_PROBLEM TO SOLVE_.
Extract each line of the material that follows exactly and omit its pictures.

====================

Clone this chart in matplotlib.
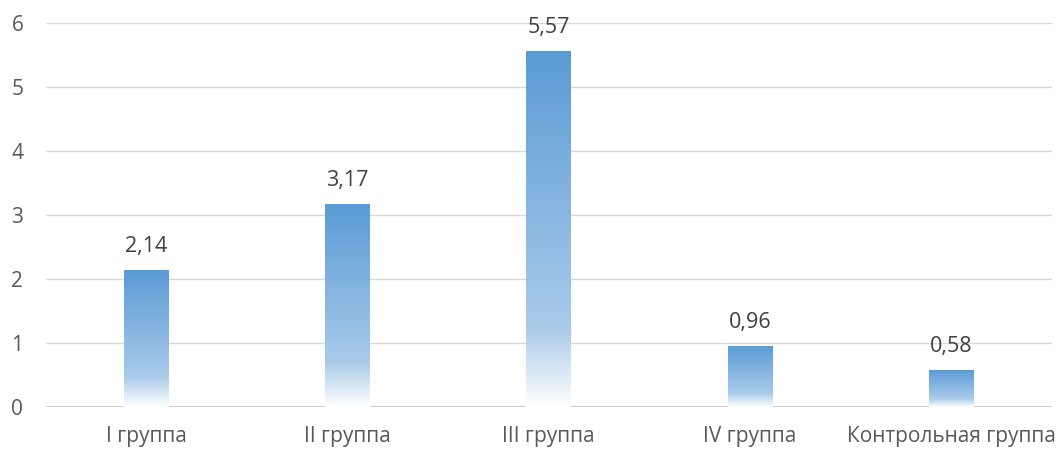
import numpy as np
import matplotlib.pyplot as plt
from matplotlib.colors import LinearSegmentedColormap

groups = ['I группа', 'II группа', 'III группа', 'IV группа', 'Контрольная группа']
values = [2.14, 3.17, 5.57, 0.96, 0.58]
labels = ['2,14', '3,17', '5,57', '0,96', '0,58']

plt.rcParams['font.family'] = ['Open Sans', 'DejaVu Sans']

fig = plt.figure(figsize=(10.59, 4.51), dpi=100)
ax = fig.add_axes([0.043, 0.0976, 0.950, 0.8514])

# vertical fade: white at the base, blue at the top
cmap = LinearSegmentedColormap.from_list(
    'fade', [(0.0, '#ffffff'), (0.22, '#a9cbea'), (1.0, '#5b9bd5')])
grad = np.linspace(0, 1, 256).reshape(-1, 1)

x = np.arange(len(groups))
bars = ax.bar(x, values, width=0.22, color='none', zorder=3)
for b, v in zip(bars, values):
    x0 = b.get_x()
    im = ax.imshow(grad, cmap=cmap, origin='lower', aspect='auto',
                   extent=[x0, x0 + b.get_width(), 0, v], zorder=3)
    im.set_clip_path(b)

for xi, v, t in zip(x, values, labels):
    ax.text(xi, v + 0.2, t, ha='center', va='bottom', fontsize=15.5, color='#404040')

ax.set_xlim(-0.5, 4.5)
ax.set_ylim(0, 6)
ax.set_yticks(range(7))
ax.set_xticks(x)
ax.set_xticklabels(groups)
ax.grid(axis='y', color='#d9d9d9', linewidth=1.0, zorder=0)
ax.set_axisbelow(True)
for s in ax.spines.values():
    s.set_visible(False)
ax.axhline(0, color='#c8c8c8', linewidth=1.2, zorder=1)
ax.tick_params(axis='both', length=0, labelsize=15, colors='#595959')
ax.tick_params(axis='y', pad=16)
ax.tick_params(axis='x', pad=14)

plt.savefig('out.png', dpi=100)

====================

_ANSWER TO THE PROBLEM_.
Clone this chart in matplotlib.
import numpy as np
import matplotlib.pyplot as plt
from matplotlib.colors import LinearSegmentedColormap

groups = ['I группа', 'II группа', 'III группа', 'IV группа', 'Контрольная группа']
values = [2.14, 3.17, 5.57, 0.96, 0.58]
labels = ['2,14', '3,17', '5,57', '0,96', '0,58']

plt.rcParams['font.family'] = ['Open Sans', 'DejaVu Sans']

fig = plt.figure(figsize=(10.59, 4.51), dpi=100)
ax = fig.add_axes([0.043, 0.0976, 0.950, 0.8514])

# vertical fade: white at the base, blue at the top
cmap = LinearSegmentedColormap.from_list(
    'fade', [(0.0, '#ffffff'), (0.22, '#a9cbea'), (1.0, '#5b9bd5')])
grad = np.linspace(0, 1, 256).reshape(-1, 1)

x = np.arange(len(groups))
bars = ax.bar(x, values, width=0.22, color='none', zorder=3)
for b, v in zip(bars, values):
    x0 = b.get_x()
    im = ax.imshow(grad, cmap=cmap, origin='lower', aspect='auto',
                   extent=[x0, x0 + b.get_width(), 0, v], zorder=3)
    im.set_clip_path(b)

for xi, v, t in zip(x, values, labels):
    ax.text(xi, v + 0.2, t, ha='center', va='bottom', fontsize=15.5, color='#404040')

ax.set_xlim(-0.5, 4.5)
ax.set_ylim(0, 6)
ax.set_yticks(range(7))
ax.set_xticks(x)
ax.set_xticklabels(groups)
ax.grid(axis='y', color='#d9d9d9', linewidth=1.0, zorder=0)
ax.set_axisbelow(True)
for s in ax.spines.values():
    s.set_visible(False)
ax.axhline(0, color='#c8c8c8', linewidth=1.2, zorder=1)
ax.tick_params(axis='both', length=0, labelsize=15, colors='#595959')
ax.tick_params(axis='y', pad=16)
ax.tick_params(axis='x', pad=14)

plt.savefig('out.png', dpi=100)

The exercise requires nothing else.